Statistical Survey of the County of Clare, 1808

By Hely Dutton

Chapter II - Section 6

Use of green food in winter

POTATOES are very much used in winter for milch cows and pigs; every cottier knows their value. The Rev. Frederick Blood, Mr. Blood, late of Riverston, and Mr. Burton of Clifden, have cultivated rape and borecole for this purpose, and found them of great benefit in spring; many others from their example are now preparing for their cultivation; they only want to be better known to ensure a general culture. Sheep prefer rape to borecole; when they have been turned into a field, where both plants were growing in great luxuriance, they scarcely touched the borecole, until the rape was all eaten; and it is remarkable, that there were many variegated curled borecole, which remained untouched, until the plain curled borecole was nearly finished.

The graziers say, that the perpetual verdure of their land, especially on the calcareous soils, precludes the necessity of providing either hay or any cultivated green food. In those vast tracts of rocky ground in Burrin, devoted almost exclusively to the rearing of sheep, the use of hay is almost unknown, (indeed if necessary it could not easily be had,) and the continuance of snow for any length of time is very uncommon; if this should happen, immense numbers must starve, or be lost amongst the rocks. On lands, on which a Leinster man would think his cattle would starve, I have often seen a bite for them in March, caused by the natural fertility of the soil, and the shelter of the limestone-rocks, which is also of the greatest benefit to stock in winter and inclement springs. In this part of the county the graziers are very much in the practice of permitting their summer grass to remain untouched until the following spring; it is called here winterage, and in England rouen, and, where it will stand, as in this country, is of inestimable value, and frequently sells for a much higher price than it would have done in summer, especially when a low price for cattle induces graziers to keep over some of their stock to another season.

In other parts of the county, that do not possess these advantages, green winter food would be of infinite benefit, especially in the eastern and western extremities, where, from, the retentive nature of the substratum, and a total want of drainage, vegetation is greatly retarded; here green food would be inestimable, particularly rape, as, after the head is cut off, or the leaves stripped from the stalk, the plants should stand for seed; and, from some experiments I have tried, I know, that those plants, whose heads are cut off, are less liable to the mildew, than when they are left on.

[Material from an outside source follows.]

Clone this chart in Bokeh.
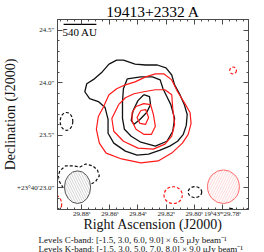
import math
import numpy as np
from bokeh.plotting import figure
from bokeh.models import Range1d, FixedTicker, LinearAxis, Label, Title
from bokeh.embed import file_html
from bokeh.resources import INLINE

# ---------------- data ----------------
TITLE = "19413+2332 A"
RA0_S = 29.84            # phase centre 19h43m29.84s
DEC0_AS = 23.5           # phase centre +23d40m23.5s
DEC_DEG = 23 + 40 / 60 + 23.5 / 3600
AS_PER_S = 15 * math.cos(math.radians(DEC_DEG))

ra_ticks = [29.88, 29.86, 29.84, 29.82, 29.80, 29.78]
ra_labels = ["29.88ˢ", "29.86ˢ", "29.84ˢ", "29.82ˢ", "29.80ˢ", "19ʰ43ᵐ29.78ˢ"]
dec_ticks = [23.0, 23.5, 24.0, 24.5]
dec_labels = ["+23°40′23.0″", "23.5″", "24.0″", "24.5″"]

cband_levels = [-1.5, 3.0, 6.0, 9.0]
cband_rms = 6.5
kband_levels = [-1.5, 3.0, 5.0, 7.0, 8.0]
kband_rms = 9.0

# contour vertices, arcsec offsets (east, north) from phase centre
c3_dx = [0.283, 0.208, 0.142, 0.028, -0.075, -0.189, -0.274, -0.330, -0.358, -0.406, -0.453, -0.481, -0.472, -0.443, -0.387, -0.311, -0.217, -0.104, 0.009, 0.123, 0.236, 0.292, 0.292, 0.321, 0.387, 0.472, 0.519, 0.500, 0.425, 0.349]
c3_dy = [0.679, 0.717, 0.717, 0.679, 0.670, 0.670, 0.642, 0.575, 0.481, 0.396, 0.292, 0.198, 0.094, 0.009, -0.057, -0.104, -0.142, -0.179, -0.189, -0.151, -0.075, 0.019, 0.151, 0.264, 0.321, 0.349, 0.415, 0.491, 0.538, 0.604]
c6_dx = [0.104, -0.028, -0.142, -0.217, -0.245, -0.283, -0.321, -0.358, -0.340, -0.283, -0.170, -0.028, 0.066, 0.132, 0.151, 0.151, 0.142]
c6_dy = [0.538, 0.557, 0.557, 0.528, 0.443, 0.368, 0.292, 0.160, 0.038, -0.057, -0.104, -0.066, -0.009, 0.057, 0.160, 0.321, 0.443]
c9_dx = [-0.057, -0.113, -0.123, -0.085, -0.019, 0.038, 0.066, 0.047, 0.0]
c9_dy = [0.387, 0.368, 0.292, 0.217, 0.151, 0.104, 0.142, 0.236, 0.330]
cneg_dx = [0.783, 0.764, 0.708, 0.632, 0.566, 0.509, 0.443, 0.396, 0.377, 0.415, 0.472, 0.538, 0.632, 0.726]
cneg_dy = [-0.415, -0.340, -0.292, -0.292, -0.302, -0.274, -0.292, -0.330, -0.387, -0.443, -0.472, -0.528, -0.547, -0.509]
# small negative islands: centre dx, dy, size w, h (arcsec)
cneg_x = [0.698, -0.557, -0.906]
cneg_y = [0.132, -0.542, -0.726]
cneg_w = [0.123, 0.132, 0.075]
cneg_h = [0.170, 0.104, 0.057]

k3_dx = [0.283, 0.208, 0.123, 0.028, -0.075, -0.170, -0.255, -0.330, -0.387, -0.453, -0.509, -0.519, -0.491, -0.434, -0.330, -0.198, -0.028, 0.160, 0.311, 0.377, 0.406, 0.387, 0.340]
k3_dy = [0.387, 0.443, 0.481, 0.509, 0.557, 0.585, 0.585, 0.528, 0.415, 0.311, 0.217, 0.113, 0.009, -0.075, -0.170, -0.245, -0.264, -0.226, -0.170, -0.075, 0.057, 0.179, 0.264]
k5_dx = [0.189, 0.123, 0.038, -0.057, -0.170, -0.264, -0.330, -0.340, -0.358, -0.330, -0.264, -0.151, 0.0, 0.142, 0.236, 0.255]
k5_dy = [0.292, 0.358, 0.396, 0.415, 0.434, 0.434, 0.387, 0.255, 0.104, -0.009, -0.085, -0.132, -0.123, -0.057, 0.038, 0.160]
k7_dx = [0.019, -0.057, -0.123, -0.151, -0.170, -0.132, -0.057, 0.019, 0.057, 0.057]
k7_dy = [0.274, 0.302, 0.292, 0.198, 0.085, 0.009, 0.009, 0.057, 0.132, 0.217]
k8_dx = [-0.028, -0.075, -0.104, -0.075, -0.019, 0.009]
k8_dy = [0.236, 0.245, 0.170, 0.104, 0.113, 0.170]
kneg_x = [-0.344, 0.802, -0.929]
kneg_y = [-0.571, -0.660, 0.618]
kneg_w = [0.179, 0.113, 0.066]
kneg_h = [0.160, 0.170, 0.066]

# synthesized beams: centre dx, dy, major/minor (arcsec)
cbeam = dict(dx=0.590, dy=-0.495, w=0.255, h=0.311)
kbeam = dict(dx=-0.835, dy=-0.491, w=0.311, h=0.321)

# scale bar
SCALE_AU = 540
scale_dx0, scale_len_as, scale_dy = 0.726, 0.320, 1.057

# ---------------- helpers ----------------
def ra(dx):
    return RA0_S + np.asarray(dx, dtype=float) / AS_PER_S

def dec(dy):
    return DEC0_AS + np.asarray(dy, dtype=float)

def closed(dx, dy):
    return list(ra(dx + dx[:1])), list(dec(dy + dy[:1]))

FONT = "Liberation Serif"
AX = "#4a4a4a"

x0, x1 = 29.8972, 29.7614
y0, y1 = 22.792, 24.604
p = figure(width=264, height=252, x_range=Range1d(x0, x1), y_range=Range1d(y0, y1),
           output_backend="svg", toolbar_location=None,
           min_border_left=54, min_border_right=16, min_border_top=17, min_border_bottom=43)
p.background_fill_color = "white"
p.border_fill_color = "white"
p.outline_line_color = AX
p.xgrid.visible = False
p.ygrid.visible = False

p.title.text = TITLE
p.title.text_font = FONT
p.title.text_font_size = "15.5px"
p.title.text_font_style = "normal"
p.title.align = "center"
p.title.standoff = 0
p.title.text_color = "black"

xt = FixedTicker(ticks=ra_ticks, minor_ticks=list(np.round(np.arange(29.76, 29.9001, 0.005), 3)))
yt = FixedTicker(ticks=dec_ticks, minor_ticks=list(np.round(np.arange(22.8, 24.61, 0.1), 2)))

def style(ax, labels=True):
    ax.major_tick_in = 5
    ax.major_tick_out = 0
    ax.minor_tick_in = 2
    ax.minor_tick_out = 0
    ax.axis_line_color = AX
    ax.major_tick_line_color = AX
    ax.minor_tick_line_color = AX
    ax.major_label_text_font = FONT
    ax.axis_label_text_font = FONT
    ax.axis_label_text_font_style = "normal"
    ax.axis_label_text_color = "#111111"
    if labels:
        ax.major_label_text_font_size = "7px"
        ax.major_label_text_color = "#222222"
    else:
        ax.major_label_text_font_size = "1px"
        ax.major_label_text_color = None
        ax.major_label_standoff = 0

bx = p.below[0]
bx.ticker = xt
bx.major_label_overrides = dict(zip(ra_ticks, ra_labels))
bx.axis_label = "Right Ascension (J2000)"
bx.axis_label_text_font_size = "14px"
style(bx)
bx.major_label_standoff = 0
bx.axis_label_standoff = -4

ly = p.left[0]
ly.ticker = yt
ly.major_label_overrides = dict(zip(dec_ticks, dec_labels))
ly.axis_label = "Declination (J2000)"
ly.axis_label_text_font_size = "14px"
style(ly)
ly.major_label_standoff = 3
ly.axis_label_standoff = -4

tx = LinearAxis(ticker=xt)
style(tx, labels=False)
p.add_layout(tx, "above")
ry = LinearAxis(ticker=yt)
style(ry, labels=False)
p.add_layout(ry, "right")

# positive contours
pos_c = [(c3_dx, c3_dy), (c6_dx, c6_dy), (c9_dx, c9_dy)]
xs, ys = zip(*[closed(a, b) for a, b in pos_c])
p.multi_line(xs=list(xs), ys=list(ys), line_color="#111111", line_width=1.3)
pos_k = [(k3_dx, k3_dy), (k5_dx, k5_dy), (k7_dx, k7_dy), (k8_dx, k8_dy)]
xs, ys = zip(*[closed(a, b) for a, b in pos_k])
p.multi_line(xs=list(xs), ys=list(ys), line_color="#ff1a1a", line_width=1.2)

# negative contours
nx, ny = closed(cneg_dx, cneg_dy)
p.line(nx, ny, line_color="#111111", line_width=1.2, line_dash="3 2")
p.ellipse(x=list(ra(cneg_x)), y=list(dec(cneg_y)), width=list(np.array(cneg_w) / AS_PER_S),
          height=cneg_h, fill_color=None, line_color="#111111", line_width=1.2, line_dash="3 2")
p.ellipse(x=list(ra(kneg_x)), y=list(dec(kneg_y)), width=list(np.array(kneg_w) / AS_PER_S),
          height=kneg_h, fill_color=None, line_color="#ff1a1a", line_width=1.2, line_dash="3 2")

# beams
p.ellipse(x=[float(ra(cbeam["dx"]))], y=[float(dec(cbeam["dy"]))], width=cbeam["w"] / AS_PER_S,
          height=cbeam["h"], fill_color="white", line_color="#555555", line_width=1,
          hatch_pattern="\\", hatch_color="#b4b4b4", hatch_scale=5, hatch_weight=0.6)
p.ellipse(x=[float(ra(kbeam["dx"]))], y=[float(dec(kbeam["dy"]))], width=kbeam["w"] / AS_PER_S,
          height=kbeam["h"], fill_color="white", line_color="#ff6a6a", line_width=1,
          hatch_pattern="/", hatch_color="#ffbcbc", hatch_scale=5, hatch_weight=0.6)

# scale bar
sx = list(ra([scale_dx0, scale_dx0 - scale_len_as]))
p.line(sx, [float(dec(scale_dy))] * 2, line_color="black", line_width=1.2)
p.add_layout(Label(x=float(ra(scale_dx0 - scale_len_as / 2)), y=float(dec(scale_dy - 0.015)),
                   text=f"{SCALE_AU} AU", text_font=FONT, text_font_size="11px",
                   text_align="center", text_baseline="top", text_color="black"))

# level captions under the axis
def fmt(lv):
    return "[" + ", ".join(f"{v:.1f}" for v in lv) + "]"
cap1 = f"Levels C-band: {fmt(cband_levels)} × {cband_rms} μJy beam⁻¹"
cap2 = f"Levels K-band: {fmt(kband_levels)} × {kband_rms} μJy beam⁻¹"
for cap, so in ((cap1, -4), (cap2, -2)):
    p.add_layout(Title(text=cap, align="left", offset=-19, standoff=so, text_font=FONT,
                       text_font_size="9px", text_font_style="normal", text_color="#111111"), "below")

open("out.html", "w").write(file_html(p, INLINE))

As the cultivation of this plant is beginning to be well known, I hope the landlords will exert themselves to introduce this practice amongst their tenantry, as they may rest assured no one thing will tend more to encrease their rent-roll than the spirited cultivation of this plant; they need but cast their eyes to their immense tracts of bog and mountain, to be convinced of this fact. When it is intended to use rape for both purposes, it should be sowed earlier than is commonly practised; the end of June or beginning of July would not be too soon. Too much seed is always used, and the plants never thinned, which causes the seed to be small, and more unproductive than if left thinner; if they were thinned to nine or ten inches asunder, much more and better seed would be produced; when it is used for green food, it should be cut previous to the first of March, as cutting after that period would very much injure it for seed, and too much of the head should not be cut off. If it could be accomplished, the best method is to transplant it into drills about thirty inches asunder; this would give an opportunity of landing them, which would tend greatly to improve bog, and indeed every kind of soil.

The farmers in the west of the county, who have been for many years in the habit of cultivating oats, as best suiting their moory soils, in very bad weather feed their cattle on straw alone, and, from their defective management in saving it, it is usually very indifferent. Few have more hay than serves their horses, and some not near enough, in which case they must put up with bad straw, and little or no oats. This county may well be called the horse’s purgatory.